Egypt’s rising authoritarianism has been met with a collective shrug in Washington, which sends Cairo $1.3 billion in military aid each year.
One notable exception is Senator Patrick Leahy, who is raising alarm about human rights abuses Egyptian security forces have committed as they battle militants in the Sinai Peninsula. He recently asked Secretary of State John Kerry in a letter whether Egypt had run afoul of a federal law he sponsored that bars military units that have committed human rights abuses with impunity from receiving American aid.
“According to information I have received, the number of militants has steadily increased, due, at least in part, to ineffective and indiscriminate operations by the Egyptian military and the lack of licit economic opportunities for inhabitants of the Sinai,” Mr. Leahy wrote in the July 20 letter.
Mr. Leahy, a Democrat from Vermont, is asking a rhetorical question. It is abundantly clear to the senator and Egypt experts in the American government that Egypt’s security forces have committed abuses with impunity in recent years. In May, the State Department told Congress in a report that security forces have “committed arbitrary or otherwise unlawful killings during the dispersal of demonstrators, of persons in custody and during military operations in the northern Sinai Peninsula.”
Mr. Leahy’s point is that continuing to enable a despotic government by shipping over American Apache helicopters, missiles and ammunition is not only unwise but almost certainly unlawful. Mr. Leahy points out in his letter that the Egyptian government has prevented American government officials, journalists and human rights organizations from traveling to Sinai to investigate because of safety concerns. The real reason is likely that it wants to keep the evidence of its scorched-earth approach to fighting militants hidden.

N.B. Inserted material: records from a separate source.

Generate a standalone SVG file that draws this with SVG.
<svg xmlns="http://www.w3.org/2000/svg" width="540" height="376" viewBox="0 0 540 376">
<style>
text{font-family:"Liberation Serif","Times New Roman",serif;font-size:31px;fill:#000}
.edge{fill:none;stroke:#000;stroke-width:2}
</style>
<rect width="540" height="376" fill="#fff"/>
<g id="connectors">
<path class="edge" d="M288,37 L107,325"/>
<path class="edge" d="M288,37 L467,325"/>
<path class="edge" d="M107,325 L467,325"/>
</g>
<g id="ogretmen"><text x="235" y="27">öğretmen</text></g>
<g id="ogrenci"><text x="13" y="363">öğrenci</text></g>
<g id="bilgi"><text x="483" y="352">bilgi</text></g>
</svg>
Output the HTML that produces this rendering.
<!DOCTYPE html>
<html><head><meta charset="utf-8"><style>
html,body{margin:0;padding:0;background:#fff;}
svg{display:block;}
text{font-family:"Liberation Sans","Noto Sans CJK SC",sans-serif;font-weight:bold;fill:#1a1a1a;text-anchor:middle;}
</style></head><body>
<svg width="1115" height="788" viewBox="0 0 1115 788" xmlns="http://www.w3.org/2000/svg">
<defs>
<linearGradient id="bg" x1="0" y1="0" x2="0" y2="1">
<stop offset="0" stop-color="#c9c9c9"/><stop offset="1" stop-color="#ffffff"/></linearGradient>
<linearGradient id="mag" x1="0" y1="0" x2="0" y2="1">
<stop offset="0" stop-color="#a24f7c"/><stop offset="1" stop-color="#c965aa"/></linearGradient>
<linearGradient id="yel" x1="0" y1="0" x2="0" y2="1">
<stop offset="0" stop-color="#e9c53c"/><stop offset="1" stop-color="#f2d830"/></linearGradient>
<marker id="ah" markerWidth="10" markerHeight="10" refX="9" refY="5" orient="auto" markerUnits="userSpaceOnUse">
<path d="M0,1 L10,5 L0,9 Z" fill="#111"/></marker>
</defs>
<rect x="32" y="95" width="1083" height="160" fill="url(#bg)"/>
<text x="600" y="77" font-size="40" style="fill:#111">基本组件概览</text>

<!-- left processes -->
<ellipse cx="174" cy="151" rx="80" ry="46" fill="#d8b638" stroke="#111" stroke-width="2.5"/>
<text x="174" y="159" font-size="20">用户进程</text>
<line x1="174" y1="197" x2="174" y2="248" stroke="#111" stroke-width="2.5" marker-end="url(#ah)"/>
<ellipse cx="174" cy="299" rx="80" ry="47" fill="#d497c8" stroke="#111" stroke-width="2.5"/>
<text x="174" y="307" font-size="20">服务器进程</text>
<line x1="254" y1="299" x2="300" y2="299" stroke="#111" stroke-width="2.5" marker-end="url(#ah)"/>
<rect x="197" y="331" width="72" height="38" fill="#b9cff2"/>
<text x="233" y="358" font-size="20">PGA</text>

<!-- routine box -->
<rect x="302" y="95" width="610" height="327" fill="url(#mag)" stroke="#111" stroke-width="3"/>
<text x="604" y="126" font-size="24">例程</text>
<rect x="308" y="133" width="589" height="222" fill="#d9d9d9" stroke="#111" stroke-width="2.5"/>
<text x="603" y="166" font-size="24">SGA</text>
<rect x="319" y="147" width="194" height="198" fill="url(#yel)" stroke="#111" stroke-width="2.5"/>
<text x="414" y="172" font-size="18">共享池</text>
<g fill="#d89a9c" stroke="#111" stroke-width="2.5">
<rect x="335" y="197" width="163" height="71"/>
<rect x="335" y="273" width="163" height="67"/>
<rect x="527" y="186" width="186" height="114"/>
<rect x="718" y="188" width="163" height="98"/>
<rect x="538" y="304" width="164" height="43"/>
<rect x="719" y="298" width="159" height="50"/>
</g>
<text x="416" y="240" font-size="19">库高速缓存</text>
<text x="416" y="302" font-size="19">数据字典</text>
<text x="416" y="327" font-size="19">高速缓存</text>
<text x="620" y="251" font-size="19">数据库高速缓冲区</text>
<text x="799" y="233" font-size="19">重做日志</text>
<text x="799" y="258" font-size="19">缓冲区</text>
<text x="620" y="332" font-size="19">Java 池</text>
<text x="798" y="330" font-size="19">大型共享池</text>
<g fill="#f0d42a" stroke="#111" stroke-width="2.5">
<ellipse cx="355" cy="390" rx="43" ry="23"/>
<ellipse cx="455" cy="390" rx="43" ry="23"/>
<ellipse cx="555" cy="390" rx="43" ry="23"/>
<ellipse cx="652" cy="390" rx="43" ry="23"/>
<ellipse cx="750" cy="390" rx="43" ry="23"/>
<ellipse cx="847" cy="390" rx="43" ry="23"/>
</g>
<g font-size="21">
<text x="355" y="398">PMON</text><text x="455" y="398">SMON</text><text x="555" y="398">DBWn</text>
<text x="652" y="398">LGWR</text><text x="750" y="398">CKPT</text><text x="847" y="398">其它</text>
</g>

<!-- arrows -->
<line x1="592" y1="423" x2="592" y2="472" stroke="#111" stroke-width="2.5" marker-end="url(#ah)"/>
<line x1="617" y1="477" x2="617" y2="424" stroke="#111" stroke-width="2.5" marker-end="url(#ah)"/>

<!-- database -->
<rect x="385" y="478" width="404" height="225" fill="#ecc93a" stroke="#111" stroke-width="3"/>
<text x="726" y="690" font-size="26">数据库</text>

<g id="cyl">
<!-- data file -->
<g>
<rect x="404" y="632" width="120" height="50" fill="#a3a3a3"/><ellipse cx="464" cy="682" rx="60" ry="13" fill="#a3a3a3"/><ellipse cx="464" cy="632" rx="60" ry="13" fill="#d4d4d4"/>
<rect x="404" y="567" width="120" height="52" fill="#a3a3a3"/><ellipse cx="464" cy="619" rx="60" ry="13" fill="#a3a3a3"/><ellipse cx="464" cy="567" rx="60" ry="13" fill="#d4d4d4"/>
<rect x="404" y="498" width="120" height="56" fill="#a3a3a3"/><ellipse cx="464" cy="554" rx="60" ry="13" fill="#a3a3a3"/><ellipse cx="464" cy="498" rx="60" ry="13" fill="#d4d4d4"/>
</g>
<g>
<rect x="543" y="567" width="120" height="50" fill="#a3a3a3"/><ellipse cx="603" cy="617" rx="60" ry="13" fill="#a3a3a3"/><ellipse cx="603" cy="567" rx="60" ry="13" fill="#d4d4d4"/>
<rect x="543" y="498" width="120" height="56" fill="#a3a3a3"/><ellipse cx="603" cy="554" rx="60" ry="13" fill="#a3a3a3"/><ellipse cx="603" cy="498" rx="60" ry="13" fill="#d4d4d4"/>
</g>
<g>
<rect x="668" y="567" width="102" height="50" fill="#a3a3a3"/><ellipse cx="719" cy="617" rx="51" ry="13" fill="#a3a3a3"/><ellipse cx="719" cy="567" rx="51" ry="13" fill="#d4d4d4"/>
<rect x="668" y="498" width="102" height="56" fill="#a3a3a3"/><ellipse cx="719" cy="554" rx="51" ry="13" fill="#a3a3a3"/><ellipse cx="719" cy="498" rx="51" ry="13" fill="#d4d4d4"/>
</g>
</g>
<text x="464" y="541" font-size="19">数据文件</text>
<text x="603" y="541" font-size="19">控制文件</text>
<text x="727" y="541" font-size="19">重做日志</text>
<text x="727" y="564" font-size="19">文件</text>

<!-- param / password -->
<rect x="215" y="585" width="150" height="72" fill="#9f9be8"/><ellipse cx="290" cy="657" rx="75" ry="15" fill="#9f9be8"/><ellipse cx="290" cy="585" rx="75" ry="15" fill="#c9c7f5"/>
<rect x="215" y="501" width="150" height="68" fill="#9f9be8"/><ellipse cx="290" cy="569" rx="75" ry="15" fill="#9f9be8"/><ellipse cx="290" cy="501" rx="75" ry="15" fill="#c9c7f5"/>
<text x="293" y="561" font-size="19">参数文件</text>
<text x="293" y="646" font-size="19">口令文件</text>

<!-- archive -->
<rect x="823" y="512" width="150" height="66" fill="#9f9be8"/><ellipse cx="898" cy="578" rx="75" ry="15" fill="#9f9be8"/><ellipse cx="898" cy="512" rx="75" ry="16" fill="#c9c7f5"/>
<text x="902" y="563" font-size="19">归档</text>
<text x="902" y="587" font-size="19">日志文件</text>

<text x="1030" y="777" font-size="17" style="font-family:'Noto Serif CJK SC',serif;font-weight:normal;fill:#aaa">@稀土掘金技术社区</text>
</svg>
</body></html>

That will become even easier for Egypt now that President Abdel Fattah el-Sisi of Egypt granted his government sweeping powers to continue cracking down on the Muslim Brotherhood, a political movement, and other opponents under the guise of fighting terrorism.
The new counterterrorism law, which was formally adopted on Sunday, codifies the harsh and counterproductive approach the government has taken toward the political opposition and establishes new tools to stifle dissent. It will also make getting credible news about Egypt even harder. Publishing information that is at odds with the government’s account of military activities can now be punished with a fine of at least $25,000.

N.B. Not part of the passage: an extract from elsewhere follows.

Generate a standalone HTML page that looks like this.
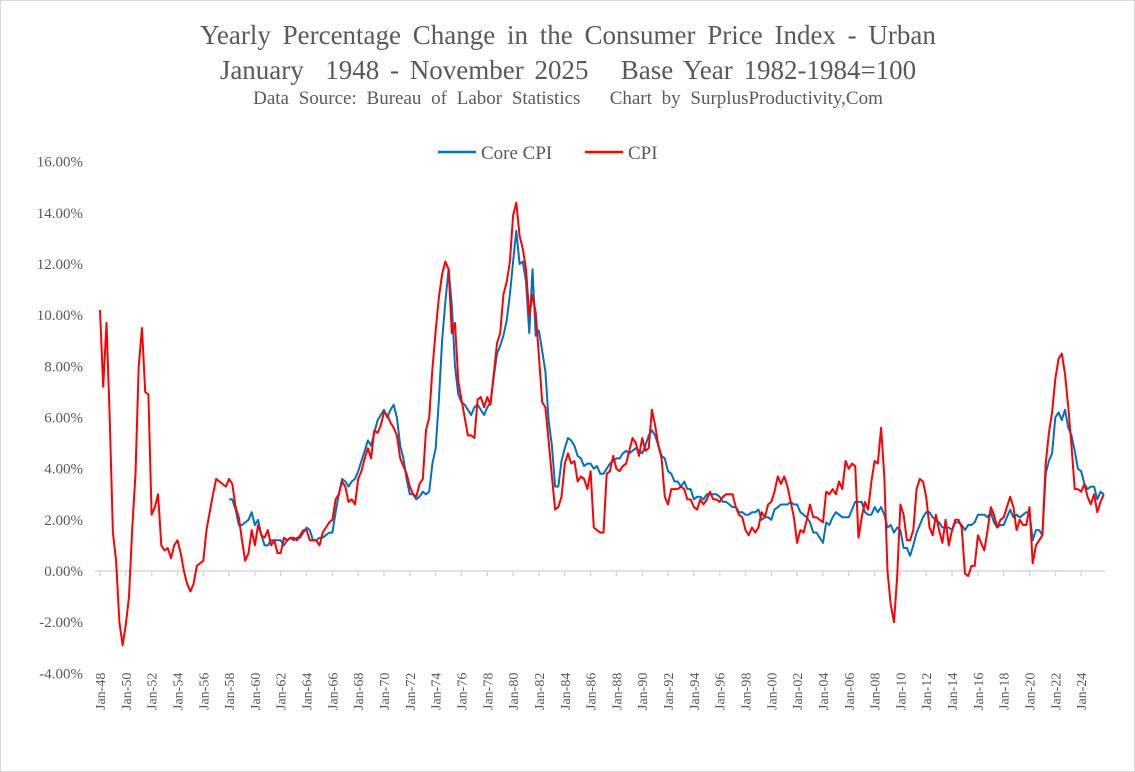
<!DOCTYPE html>
<html><head><meta charset="utf-8"><style>
html,body{margin:0;padding:0;background:#fff;}
svg{display:block;font-family:"Liberation Serif",serif;}
</style></head><body>
<svg id="chart" width="1135" height="772" viewBox="0 0 1135 772" xmlns="http://www.w3.org/2000/svg">
<rect x="0.5" y="0.5" width="1134" height="771" fill="#fff" stroke="#d9d9d9"/>
<text x="568" y="44" text-anchor="middle" font-size="27" word-spacing="5" fill="#595959">Yearly Percentage Change in the Consumer Price Index - Urban</text>
<text x="568" y="79" text-anchor="middle" font-size="27" word-spacing="4" fill="#595959" xml:space="preserve">January  1948 - November 2025   Base Year 1982-1984=100</text>
<text x="568" y="104" text-anchor="middle" font-size="19" word-spacing="5" fill="#595959" xml:space="preserve">Data Source: Bureau of Labor Statistics   Chart by SurplusProductivity,Com</text>
<g>
<line x1="438" y1="152" x2="476" y2="152" stroke="#0070c0" stroke-width="2.5"/>
<text x="481" y="159" font-size="19" fill="#595959">Core CPI</text>
<line x1="585" y1="152" x2="623" y2="152" stroke="#ff0000" stroke-width="2.5"/>
<text x="628" y="159" font-size="19" fill="#595959">CPI</text>
</g>
<g id="yaxis"></g><g id="xaxis"></g><g id="series"></g>
</svg>
<script>
const cpiStart = 1948;
const cpiValues = [
10.2,7.2,9.7,6.0, 1.5,0.4,-2.0,-2.9, -2.1,-1.0,1.7,3.8, 8.0,9.5,7.0,6.9, 2.2,2.5,3.0,1.0,
0.8,0.9,0.5,1.0, 1.2,0.7,0.0,-0.5, -0.8,-0.5,0.2,0.3, 0.4,1.6,2.3,3.0, 3.6,3.5,3.4,3.3,
3.6,3.4,2.5,2.1, 1.2,0.4,0.7,1.6, 1.0,1.8,1.4,1.3, 1.6,1.0,1.2,0.7, 0.7,1.3,1.2,1.3,
1.3,1.2,1.4,1.6, 1.6,1.2,1.2,1.2, 1.0,1.5,1.7,1.9, 2.0,2.8,3.0,3.5, 3.3,2.7,2.8,2.6,
3.6,3.9,4.4,4.8, 4.4,5.5,5.4,5.7, 6.2,6.1,5.8,5.6, 5.3,4.4,4.1,3.8, 3.3,3.0,2.9,3.4,
3.6,5.5,6.0,7.9, 9.4,10.7,11.6,12.1, 11.8,9.3,9.7,7.4, 6.7,6.0,5.3,5.3, 5.2,6.7,6.8,6.4,
6.8,6.5,7.7,8.9, 9.3,10.8,11.3,12.1, 13.9,14.4,13.1,12.6, 11.8,10.0,10.8,10.1, 8.4,6.6,6.4,5.1,
3.7,2.4,2.5,2.9, 4.2,4.6,4.2,4.3, 3.5,3.7,3.6,3.2, 3.9,1.7,1.6,1.5, 1.5,3.8,3.9,4.5,
4.0,3.9,4.1,4.2, 4.7,5.2,5.0,4.5, 5.2,4.7,4.8,6.3, 5.7,4.9,4.4,2.9, 2.6,3.2,3.2,3.2,
3.3,3.2,2.8,2.8, 2.5,2.4,2.8,2.6, 2.8,3.1,2.8,2.8, 2.7,2.9,3.0,3.0, 3.0,2.5,2.2,2.1,
1.6,1.4,1.7,1.5, 1.7,2.3,2.1,2.6, 2.7,3.1,3.7,3.4, 3.7,3.3,2.7,2.1, 1.1,1.6,1.5,2.0,
2.6,2.1,2.1,2.0, 1.9,3.1,3.0,3.2, 3.0,3.5,3.2,4.3, 4.0,4.2,4.1,1.3, 2.1,2.7,2.4,3.5,
4.3,4.2,5.6,3.7, 0.0,-1.3,-2.0,-0.2, 2.6,2.2,1.2,1.2, 1.6,3.2,3.6,3.5, 2.9,1.7,1.4,2.2,
1.6,1.1,2.0,1.0, 1.6,2.0,2.0,1.7, -0.1,-0.2,0.2,0.2, 1.4,1.1,0.8,1.6, 2.5,2.2,1.7,2.0,
2.1,2.5,2.9,2.5, 1.6,2.0,1.8,1.8, 2.5,0.3,1.0,1.2, 1.4,4.2,5.4,6.2, 7.5,8.3,8.5,7.7,
6.4,4.9,3.2,3.2, 3.1,3.4,2.9,2.6, 3.0,2.3,2.7,3.0
];
const coreStart = 1958;
const coreValues = [
2.8,2.8,2.4,1.8, 1.8,1.9,2.0,2.3, 1.8,2.0,1.4,1.0, 1.0,1.2,1.2,1.2, 1.2,1.0,1.2,1.3,
1.2,1.3,1.3,1.5, 1.7,1.6,1.2,1.2, 1.3,1.3,1.4,1.5, 1.5,2.3,3.0,3.6, 3.5,3.3,3.5,3.6,
3.9,4.3,4.7,5.1, 4.9,5.4,5.9,6.1, 6.3,6.0,6.3,6.5, 6.0,4.9,4.4,3.6, 3.0,3.0,2.8,2.9,
3.1,3.0,3.1,4.2, 4.8,6.7,9.0,10.5, 11.8,10.4,8.0,6.9, 6.6,6.5,6.3,6.1, 6.4,6.5,6.3,6.1,
6.4,6.6,7.6,8.5, 8.8,9.2,9.8,10.8, 12.1,13.3,12.0,12.1, 11.3,9.3,11.8,9.2, 9.4,8.6,7.8,5.9,
4.9,3.3,3.3,4.3, 4.8,5.2,5.1,4.9, 4.5,4.4,4.1,4.2, 4.2,4.0,4.1,3.8, 3.8,4.0,4.2,4.3,
4.4,4.4,4.6,4.7, 4.6,4.7,4.8,4.7, 4.6,4.9,5.3,5.5, 5.3,4.9,4.5,4.4, 3.9,3.8,3.5,3.5,
3.3,3.5,3.2,3.2, 2.8,2.9,2.9,2.8, 3.0,3.0,3.0,3.0, 2.9,2.7,2.7,2.6, 2.5,2.5,2.3,2.3,
2.2,2.2,2.3,2.3, 2.4,2.0,2.1,2.1, 2.0,2.4,2.5,2.6, 2.6,2.6,2.7,2.6, 2.6,2.3,2.2,2.1,
1.9,1.5,1.5,1.3, 1.1,1.9,1.8,2.1, 2.3,2.2,2.1,2.1, 2.1,2.4,2.7,2.7, 2.7,2.3,2.2,2.2,
2.5,2.3,2.5,2.2, 1.7,1.8,1.5,1.7, 1.6,0.9,0.9,0.6, 1.0,1.5,1.8,2.1, 2.3,2.3,2.1,2.0,
1.9,1.7,1.7,1.7, 1.6,1.9,1.9,1.8, 1.6,1.8,1.8,1.9, 2.2,2.2,2.2,2.1, 2.3,1.9,1.7,1.8,
1.8,2.1,2.4,2.1, 2.2,2.1,2.2,2.3, 2.3,1.2,1.6,1.6, 1.4,3.8,4.3,4.6, 6.0,6.2,5.9,6.3,
5.6,5.3,4.7,4.0, 3.9,3.4,3.2,3.3, 3.3,2.8,3.1,3.0
];
const yTicks = [16,14,12,10,8,6,4,2,0,-2,-4];
const xTickYears = [];
for (let y = 1948; y <= 2024; y += 2) xTickYears.push(y);

const NS = "http://www.w3.org/2000/svg";
const X0 = 100, PXY = 12.91;
const xs = yr => X0 + (yr - 1948) * PXY;
const ys = v => 571 - v * 25.58;
function mk(tag, attrs, parent) {
  const e = document.createElementNS(NS, tag);
  for (const k in attrs) e.setAttribute(k, attrs[k]);
  parent.appendChild(e); return e;
}
const yaxis = document.getElementById('yaxis');
yTicks.forEach(v => {
  const t = mk('text', {x: 83, y: ys(v) + 5, 'text-anchor': 'end', 'font-size': 15, fill: '#595959'}, yaxis);
  
  
  t.textContent = v.toFixed(2) + '%';
});
const xaxis = document.getElementById('xaxis');
const axl = mk('line', {x1: 95, y1: 571, x2: 1105, y2: 571, stroke: '#d9d9d9', 'stroke-width': 1.5}, xaxis);


xTickYears.forEach(yr => {
  const x = xs(yr);
  const tk = mk('line', {x1: x, y1: 571, x2: x, y2: 576, stroke: '#d9d9d9', 'stroke-width': 1.5}, xaxis);
  
  
  const t = mk('text', {x: 0, y: 0, 'text-anchor': 'start', 'font-size': 14, fill: '#595959',
    transform: `translate(${x + 5},710) rotate(-90)`}, xaxis);
  
  
  t.textContent = 'Jan-' + String(yr % 100).padStart(2, '0');
});
const series = document.getElementById('series');
function pathFor(start, vals) {
  return vals.map((v, i) => (i ? 'L' : 'M') + xs(start + i * 0.25).toFixed(1) + ',' + ys(v).toFixed(1)).join('');
}
const core = mk('path', {d: pathFor(coreStart, coreValues), fill: 'none', stroke: '#0070c0', 'stroke-width': 2, 'stroke-linejoin': 'round'}, series);


const cpi = mk('path', {d: pathFor(cpiStart, cpiValues), fill: 'none', stroke: '#ff0000', 'stroke-width': 2, 'stroke-linejoin': 'round'}, series);


</script>
</body></html>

The Leahy law compels the State Department to ensure that military assistance and aid is withheld from foreign troops that have committed abuses without being held to account. Over the years, it has been applied rigorously in some parts of the world and largely ignored in others.
Mr. Leahy’s letter, by calling attention to the fact that the law is being flouted in Egypt, should compel the Obama administration to rethink its feckless Egypt policy. It may also prompt other lawmakers to consider whether their continued largely unconditional support of the Egyptian government is backfiring.
While Egypt undoubtedly faces a genuine terrorist threat, its current approach may well be producing more militants than the government is able to execute or lock up. The implications of that should be of grave concern to the American government.